We’re All Missing

A brief review of Nobody Is Ever Missing by Catherine Lacey.

While I did enjoy this very short novel, it is not the sort of work I usually read. It’s a stream of consciousness that consists of what is essentially a long extended contemplation/whinge on the oppressiveness of simply being, told through sometimes-poetic string of run-on sentences by the narrator, Elyria. Though as noted I did like the work, if it had been any longer than it’s brief 150 pages or so I wouldn’t have continued. The narrator is extremely self-focused (though observant), more than a bit annoying, and repetitive.

I understand that this is intentional and that it is for effect. The effect is admirably and fully achieved and if the work had been even 20 pages longer I would not have continued onward. The narrator, as in most of these sorts of novels, learns nothing and is little-changed by her experiences and her extended whinge-fest.

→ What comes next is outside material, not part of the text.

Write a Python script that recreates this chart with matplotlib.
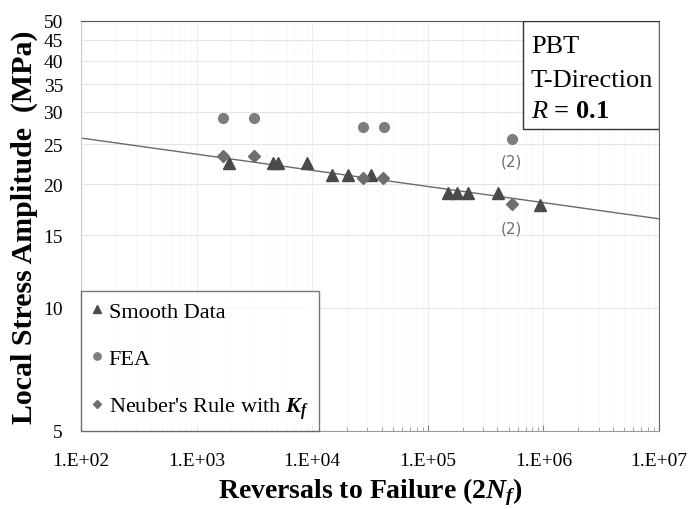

Perhaps all this is uncomfortably like real life, which is of course part of the point of the novel. I understood the character and identified with her, even. She made sense to me. She’s well-drawn and seems like one of those people you see all the time, just mooning through life, barely existing, so much so that you’re unsure what motivates them to continue. They look and sound like they will soon deflate like a cheap supermarket balloon.

With nods to Camus and even David Foster Wallace, the work is an achievement by a clearly-talented writer, yet the narrator is so unpleasant and her worldview so hopeless that it’s like occupying the being of a depressive immersively. You at times wish the narrator would just get it over with and drown herself in the ocean.

However (non-spoiler alert), she never does, never learns anything nor changes, but rather continues to creep along the floor of life listlessly like that partially-deflated supermarket balloon.